# [Supplied information]
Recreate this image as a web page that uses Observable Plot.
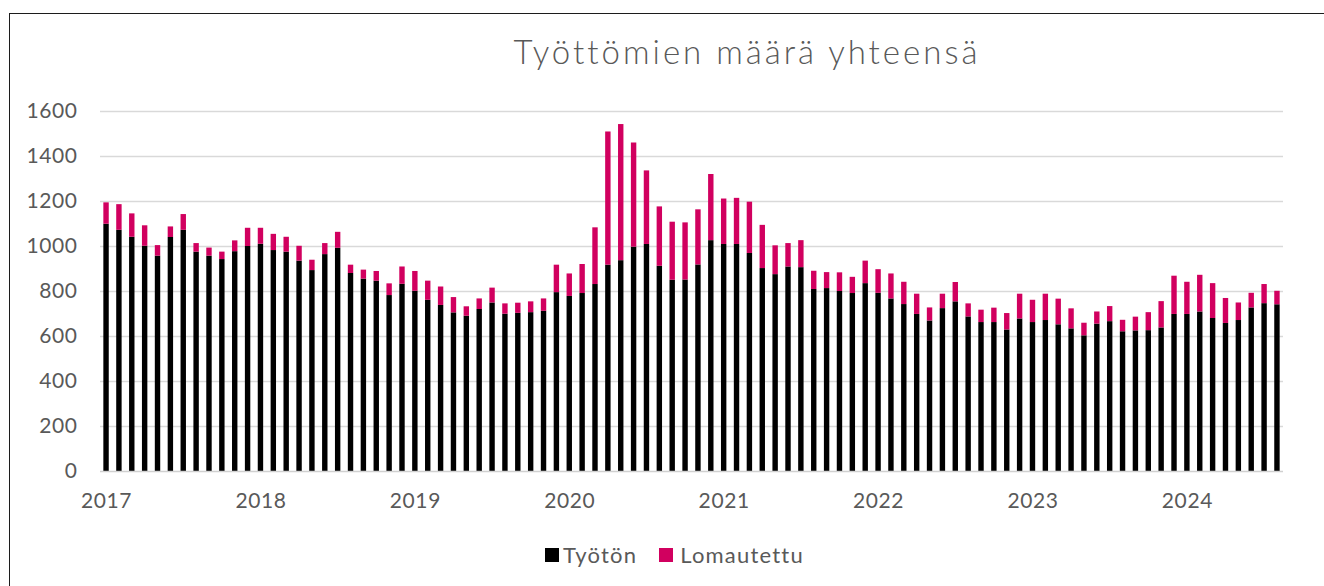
<!DOCTYPE html>
<html>
<head>
<meta charset="utf-8">
<script src="https://cdn.jsdelivr.net/npm/d3@7"></script>
<script src="https://cdn.jsdelivr.net/npm/@observablehq/plot@0.6"></script>
<style>
  html, body { margin: 0; padding: 0; background: #fff; overflow: hidden; }
  #wrap { position: relative; width: 1324px; height: 586px; overflow: hidden; font-family: Lato, "Noto Sans", sans-serif; color: #595959; }
  #frame { position: absolute; left: 9px; top: 13px; width: 1400px; height: 700px; border: 1.6px solid #1c1c1c; box-sizing: border-box; }
  #title { position: absolute; left: 747px; top: 31px; transform: translateX(-50%); white-space: nowrap; font-size: 33px; font-weight: 300; letter-spacing: 3px; color: #595959; }
  #chart { position: absolute; left: 0; top: 95px; }
  #legend { position: absolute; left: 545px; top: 541px; display: flex; align-items: center; font-size: 22px; letter-spacing: 1.2px; color: #595959; white-space: nowrap; }
  .sw { width: 14px; height: 14px; display: inline-block; }
</style>
</head>
<body>
<div id="wrap">
  <div id="frame"></div>
  <div id="title">Työttömien määrä yhteensä</div>
  <div id="chart"></div>
  <div id="legend"></div>
</div>
<script>
// Months: Jan 2017 .. Aug 2024 (92 months)
const yearLabels = ["2017", "2018", "2019", "2020", "2021", "2022", "2023", "2024"];
const seriesNames = ["Työtön", "Lomautettu"];
const seriesColors = ["#000000", "#d1005f"];
const yTicks = [0, 200, 400, 600, 800, 1000, 1200, 1400, 1600];

const tyoton = [
  1099, 1072, 1041, 1001, 957, 1040, 1072, 975, 957, 942, 977, 1000,
  1010, 982, 975, 935, 893, 964, 992, 880, 855, 846, 782, 832,
  801, 761, 738, 705, 690, 720, 749, 699, 703, 706, 712, 795,
  778, 791, 831, 917, 937, 997, 1009, 912, 850, 851, 918, 1026,
  1009, 1009, 969, 902, 875, 909, 906, 809, 813, 800, 791, 835,
  792, 767, 742, 698, 669, 724, 754, 687, 662, 662, 629, 678,
  662, 671, 652, 634, 603, 655, 666, 621, 625, 626, 638, 698,
  698, 709, 680, 658, 671, 727, 746, 741
];
const lomautettu = [
  95, 114, 104, 91, 47, 47, 70, 38, 36, 33, 48, 81,
  71, 72, 66, 66, 46, 49, 71, 37, 40, 43, 52, 77,
  88, 85, 82, 68, 42, 47, 66, 46, 45, 48, 55, 122,
  100, 129, 252, 592, 605, 463, 327, 264, 258, 254, 245, 294,
  202, 205, 228, 192, 128, 104, 120, 81, 71, 83, 72, 100,
  105, 111, 99, 90, 58, 64, 86, 58, 55, 64, 73, 110,
  99, 117, 114, 89, 56, 54, 67, 51, 61, 80, 117, 170,
  143, 163, 155, 111, 78, 65, 85, 60
];

const months = d3.range(tyoton.length);
const data = [
  ...months.map(i => ({i, series: seriesNames[0], value: tyoton[i]})),
  ...months.map(i => ({i, series: seriesNames[1], value: lomautettu[i]}))
];

const plot = Plot.plot({
  width: 1324,
  height: 430,
  marginTop: 16,
  marginBottom: 54,
  marginLeft: 100,
  marginRight: 41,
  style: {fontFamily: "Lato, 'Noto Sans', sans-serif", fontSize: "21px", letterSpacing: "0.6px", color: "#595959", background: "transparent", overflow: "visible"},
  x: {type: "band", domain: months, paddingInner: 0.58, paddingOuter: 0.26, align: 0.5},
  y: {domain: [0, 1600]},
  color: {domain: seriesNames, range: seriesColors},
  marks: [
    Plot.ruleY(yTicks.filter(d => d > 0), {stroke: "#d9d9d9", strokeWidth: 1.6}),
    Plot.barY(data, {x: "i", y: "value", fill: "series", order: null}),
    Plot.ruleY([0], {stroke: "#d0d0d0", strokeWidth: 1.6}),
    Plot.axisY({ticks: yTicks, tickSize: 0, tickPadding: 23, label: null, tickFormat: d => String(d)}),
    Plot.axisX({ticks: months.filter(i => i % 12 === 0), tickSize: 0, tickPadding: 22, label: null, tickFormat: i => yearLabels[i / 12]})
  ]
});
document.getElementById("chart").appendChild(plot);

const legend = document.getElementById("legend");
seriesNames.forEach((name, k) => {
  const sw = document.createElement("span");
  sw.className = "sw";
  sw.style.background = seriesColors[k];
  sw.style.marginRight = k === 0 ? "4px" : "7px";
  legend.appendChild(sw);
  const t = document.createElement("span");
  t.textContent = name;
  t.style.marginRight = k === 0 ? "22px" : "0";
  legend.appendChild(t);
});
</script>
</body>
</html>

# [Description of the task]
Without the pictures, copy the material exactly as given.

# [Solution for this task]
Recreate this image as a web page that uses Observable Plot.
<!DOCTYPE html>
<html>
<head>
<meta charset="utf-8">
<script src="https://cdn.jsdelivr.net/npm/d3@7"></script>
<script src="https://cdn.jsdelivr.net/npm/@observablehq/plot@0.6"></script>
<style>
  html, body { margin: 0; padding: 0; background: #fff; overflow: hidden; }
  #wrap { position: relative; width: 1324px; height: 586px; overflow: hidden; font-family: Lato, "Noto Sans", sans-serif; color: #595959; }
  #frame { position: absolute; left: 9px; top: 13px; width: 1400px; height: 700px; border: 1.6px solid #1c1c1c; box-sizing: border-box; }
  #title { position: absolute; left: 747px; top: 31px; transform: translateX(-50%); white-space: nowrap; font-size: 33px; font-weight: 300; letter-spacing: 3px; color: #595959; }
  #chart { position: absolute; left: 0; top: 95px; }
  #legend { position: absolute; left: 545px; top: 541px; display: flex; align-items: center; font-size: 22px; letter-spacing: 1.2px; color: #595959; white-space: nowrap; }
  .sw { width: 14px; height: 14px; display: inline-block; }
</style>
</head>
<body>
<div id="wrap">
  <div id="frame"></div>
  <div id="title">Työttömien määrä yhteensä</div>
  <div id="chart"></div>
  <div id="legend"></div>
</div>
<script>
// Months: Jan 2017 .. Aug 2024 (92 months)
const yearLabels = ["2017", "2018", "2019", "2020", "2021", "2022", "2023", "2024"];
const seriesNames = ["Työtön", "Lomautettu"];
const seriesColors = ["#000000", "#d1005f"];
const yTicks = [0, 200, 400, 600, 800, 1000, 1200, 1400, 1600];

const tyoton = [
  1099, 1072, 1041, 1001, 957, 1040, 1072, 975, 957, 942, 977, 1000,
  1010, 982, 975, 935, 893, 964, 992, 880, 855, 846, 782, 832,
  801, 761, 738, 705, 690, 720, 749, 699, 703, 706, 712, 795,
  778, 791, 831, 917, 937, 997, 1009, 912, 850, 851, 918, 1026,
  1009, 1009, 969, 902, 875, 909, 906, 809, 813, 800, 791, 835,
  792, 767, 742, 698, 669, 724, 754, 687, 662, 662, 629, 678,
  662, 671, 652, 634, 603, 655, 666, 621, 625, 626, 638, 698,
  698, 709, 680, 658, 671, 727, 746, 741
];
const lomautettu = [
  95, 114, 104, 91, 47, 47, 70, 38, 36, 33, 48, 81,
  71, 72, 66, 66, 46, 49, 71, 37, 40, 43, 52, 77,
  88, 85, 82, 68, 42, 47, 66, 46, 45, 48, 55, 122,
  100, 129, 252, 592, 605, 463, 327, 264, 258, 254, 245, 294,
  202, 205, 228, 192, 128, 104, 120, 81, 71, 83, 72, 100,
  105, 111, 99, 90, 58, 64, 86, 58, 55, 64, 73, 110,
  99, 117, 114, 89, 56, 54, 67, 51, 61, 80, 117, 170,
  143, 163, 155, 111, 78, 65, 85, 60
];

const months = d3.range(tyoton.length);
const data = [
  ...months.map(i => ({i, series: seriesNames[0], value: tyoton[i]})),
  ...months.map(i => ({i, series: seriesNames[1], value: lomautettu[i]}))
];

const plot = Plot.plot({
  width: 1324,
  height: 430,
  marginTop: 16,
  marginBottom: 54,
  marginLeft: 100,
  marginRight: 41,
  style: {fontFamily: "Lato, 'Noto Sans', sans-serif", fontSize: "21px", letterSpacing: "0.6px", color: "#595959", background: "transparent", overflow: "visible"},
  x: {type: "band", domain: months, paddingInner: 0.58, paddingOuter: 0.26, align: 0.5},
  y: {domain: [0, 1600]},
  color: {domain: seriesNames, range: seriesColors},
  marks: [
    Plot.ruleY(yTicks.filter(d => d > 0), {stroke: "#d9d9d9", strokeWidth: 1.6}),
    Plot.barY(data, {x: "i", y: "value", fill: "series", order: null}),
    Plot.ruleY([0], {stroke: "#d0d0d0", strokeWidth: 1.6}),
    Plot.axisY({ticks: yTicks, tickSize: 0, tickPadding: 23, label: null, tickFormat: d => String(d)}),
    Plot.axisX({ticks: months.filter(i => i % 12 === 0), tickSize: 0, tickPadding: 22, label: null, tickFormat: i => yearLabels[i / 12]})
  ]
});
document.getElementById("chart").appendChild(plot);

const legend = document.getElementById("legend");
seriesNames.forEach((name, k) => {
  const sw = document.createElement("span");
  sw.className = "sw";
  sw.style.background = seriesColors[k];
  sw.style.marginRight = k === 0 ? "4px" : "7px";
  legend.appendChild(sw);
  const t = document.createElement("span");
  t.textContent = name;
  t.style.marginRight = k === 0 ? "22px" : "0";
  legend.appendChild(t);
});
</script>
</body>
</html>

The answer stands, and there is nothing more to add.